• **Your goal**:
Write out the data again in full, exactly as it reads.

• **Raw data**:

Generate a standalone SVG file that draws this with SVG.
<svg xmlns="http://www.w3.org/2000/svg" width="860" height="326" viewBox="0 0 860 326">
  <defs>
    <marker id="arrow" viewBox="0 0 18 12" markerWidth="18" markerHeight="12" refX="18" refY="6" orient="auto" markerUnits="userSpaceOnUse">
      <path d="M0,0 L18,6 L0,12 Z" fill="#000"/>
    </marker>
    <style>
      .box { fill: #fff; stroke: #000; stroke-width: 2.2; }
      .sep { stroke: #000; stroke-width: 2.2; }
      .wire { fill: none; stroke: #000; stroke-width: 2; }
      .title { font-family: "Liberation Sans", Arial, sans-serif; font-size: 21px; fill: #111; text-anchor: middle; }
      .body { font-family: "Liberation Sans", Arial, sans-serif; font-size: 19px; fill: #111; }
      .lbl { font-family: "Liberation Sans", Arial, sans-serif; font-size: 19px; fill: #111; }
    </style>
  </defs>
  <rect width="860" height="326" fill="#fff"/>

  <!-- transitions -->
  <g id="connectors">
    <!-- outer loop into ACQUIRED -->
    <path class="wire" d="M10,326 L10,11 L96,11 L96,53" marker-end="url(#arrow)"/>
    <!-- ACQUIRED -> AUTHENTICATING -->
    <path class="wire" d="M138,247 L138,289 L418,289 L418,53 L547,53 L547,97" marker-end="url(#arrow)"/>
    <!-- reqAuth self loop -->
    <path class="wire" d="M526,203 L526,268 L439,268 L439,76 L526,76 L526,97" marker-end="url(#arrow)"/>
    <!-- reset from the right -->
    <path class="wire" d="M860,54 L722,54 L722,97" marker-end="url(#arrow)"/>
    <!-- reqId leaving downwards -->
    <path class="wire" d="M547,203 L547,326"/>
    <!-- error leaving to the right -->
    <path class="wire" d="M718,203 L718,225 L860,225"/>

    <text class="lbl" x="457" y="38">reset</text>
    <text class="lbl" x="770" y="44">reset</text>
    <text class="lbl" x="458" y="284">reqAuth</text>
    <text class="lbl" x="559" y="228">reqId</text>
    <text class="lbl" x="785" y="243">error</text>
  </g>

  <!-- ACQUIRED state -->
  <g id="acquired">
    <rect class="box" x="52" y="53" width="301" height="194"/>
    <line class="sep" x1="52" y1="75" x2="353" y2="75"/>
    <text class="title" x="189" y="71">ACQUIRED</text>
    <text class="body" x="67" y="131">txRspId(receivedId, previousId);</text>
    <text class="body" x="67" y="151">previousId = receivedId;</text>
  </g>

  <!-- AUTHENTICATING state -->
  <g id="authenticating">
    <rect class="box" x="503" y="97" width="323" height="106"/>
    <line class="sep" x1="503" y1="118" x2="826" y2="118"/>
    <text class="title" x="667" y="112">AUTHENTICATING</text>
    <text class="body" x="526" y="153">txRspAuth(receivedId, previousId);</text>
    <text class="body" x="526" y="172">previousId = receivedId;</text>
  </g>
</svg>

• **Task result**:
Generate a standalone SVG file that draws this with SVG.
<svg xmlns="http://www.w3.org/2000/svg" width="860" height="326" viewBox="0 0 860 326">
  <defs>
    <marker id="arrow" viewBox="0 0 18 12" markerWidth="18" markerHeight="12" refX="18" refY="6" orient="auto" markerUnits="userSpaceOnUse">
      <path d="M0,0 L18,6 L0,12 Z" fill="#000"/>
    </marker>
    <style>
      .box { fill: #fff; stroke: #000; stroke-width: 2.2; }
      .sep { stroke: #000; stroke-width: 2.2; }
      .wire { fill: none; stroke: #000; stroke-width: 2; }
      .title { font-family: "Liberation Sans", Arial, sans-serif; font-size: 21px; fill: #111; text-anchor: middle; }
      .body { font-family: "Liberation Sans", Arial, sans-serif; font-size: 19px; fill: #111; }
      .lbl { font-family: "Liberation Sans", Arial, sans-serif; font-size: 19px; fill: #111; }
    </style>
  </defs>
  <rect width="860" height="326" fill="#fff"/>

  <!-- transitions -->
  <g id="connectors">
    <!-- outer loop into ACQUIRED -->
    <path class="wire" d="M10,326 L10,11 L96,11 L96,53" marker-end="url(#arrow)"/>
    <!-- ACQUIRED -> AUTHENTICATING -->
    <path class="wire" d="M138,247 L138,289 L418,289 L418,53 L547,53 L547,97" marker-end="url(#arrow)"/>
    <!-- reqAuth self loop -->
    <path class="wire" d="M526,203 L526,268 L439,268 L439,76 L526,76 L526,97" marker-end="url(#arrow)"/>
    <!-- reset from the right -->
    <path class="wire" d="M860,54 L722,54 L722,97" marker-end="url(#arrow)"/>
    <!-- reqId leaving downwards -->
    <path class="wire" d="M547,203 L547,326"/>
    <!-- error leaving to the right -->
    <path class="wire" d="M718,203 L718,225 L860,225"/>

    <text class="lbl" x="457" y="38">reset</text>
    <text class="lbl" x="770" y="44">reset</text>
    <text class="lbl" x="458" y="284">reqAuth</text>
    <text class="lbl" x="559" y="228">reqId</text>
    <text class="lbl" x="785" y="243">error</text>
  </g>

  <!-- ACQUIRED state -->
  <g id="acquired">
    <rect class="box" x="52" y="53" width="301" height="194"/>
    <line class="sep" x1="52" y1="75" x2="353" y2="75"/>
    <text class="title" x="189" y="71">ACQUIRED</text>
    <text class="body" x="67" y="131">txRspId(receivedId, previousId);</text>
    <text class="body" x="67" y="151">previousId = receivedId;</text>
  </g>

  <!-- AUTHENTICATING state -->
  <g id="authenticating">
    <rect class="box" x="503" y="97" width="323" height="106"/>
    <line class="sep" x1="503" y1="118" x2="826" y2="118"/>
    <text class="title" x="667" y="112">AUTHENTICATING</text>
    <text class="body" x="526" y="153">txRspAuth(receivedId, previousId);</text>
    <text class="body" x="526" y="172">previousId = receivedId;</text>
  </g>
</svg>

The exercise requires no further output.